Imaginée par Jean-Christophe Cambadélis après le congrès de Poitiers (juin 2015), la Belle alliance populaire devait initialement « dépasser » le PS. Le 15 décembre 2015, après la déroute des régionales, le patron du PS appelait « les socialistes à la rupture avec le parti qui a été constitué à Épinay, (…) à la rupture avec la stratégie (…) développée depuis cette époque ». Ce devait être « une rupture avec les méthodes, l’organisation, la structuration » qui avaient été celles du PS depuis ce congrès d’unification de 1971.

Lancée par un appel initialement prévu début février, mais plusieurs fois repoussé pour cause de divergences majeures notamment sur la déchéance de nationalité, elle devait rassembler tous les alliés du PS, des citoyens, « le mouvement syndical et – s’ils le désirent – un certain nombre de responsables du mouvement syndical ». M. Cambadélis imaginait de constituer des « collectifs départementaux [et] régionaux » et prévoyait déjà d’organiser « à l’automne 2016 une grande convention qui aura vocation à fixer un agenda, une perspective (…) de substitution au Parti socialiste, d’une formation politique rassemblant tous ceux qui auront participé à ce rassemblement ». Il n’était évidemment plus question de cela samedi.

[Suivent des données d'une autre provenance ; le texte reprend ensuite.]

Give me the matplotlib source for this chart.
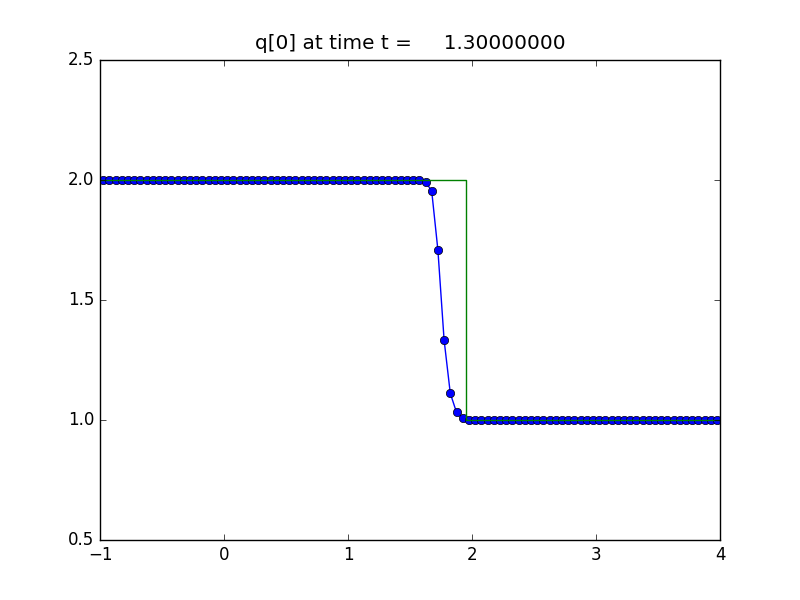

Car dès son véritable lancement, le 13 avril, par une conférence de presse au Paname Art Café, dans le 11e arrondissement de Paris, la BAP est apparue comme une excroissance du PS, rien de plus. Étaient présents: Jean-Christophe Cambadélis et Julien Dray pour le PS, Sylvia Pinel pour le PRG, Jean-Luc Bennahmias et Jean-Vincent Placé pour l’Union des démocrates et écologistes, sorte de confédération qui rassemble deux toutes petites formations représentées également : Force démocrate avec Christophe Madrolle et le Parti écologiste avec François de Rugy et Denis Baupin.

Manque déjà ce jour-là un allié du PS sur la photo : le sénateur du Val-d’Oise, Robert Hue. Pour l’ancien numéro un communiste, fondateur d’un petit Mouvement des progressistes (MdP), la BAP « n’est qu’un faux nez du Parti socialiste visant – ses dirigeants ne s’en cachent pas – à sa transformation en « grand parti social démocrate » », explique-t-il dans un communiqué. Il refuse de jouer les « supplétifs » d’une alliance qui « ne répond ni aux attentes ni au besoin [sic] de la gauche » et craint que cette alliance, « au-delà de quelques arrangements électoraux pour les futures législatives, soit ou apparaisse comme un nouvel échafaudage politicien à mille lieues de la réhabilitation de la politique qu’attendent nos concitoyens ».

Deux mois plus tard, le PRG claquait la porte. Génération écologie, qui s’était rallié, en est ressorti la semaine dernière. Une guigne pour le PS qui, selon le Canard enchaîné (30 novembre), ne compte plus que 43 200 adhérents à jour de cotisation, et aurait bien besoin de se « dépasser ».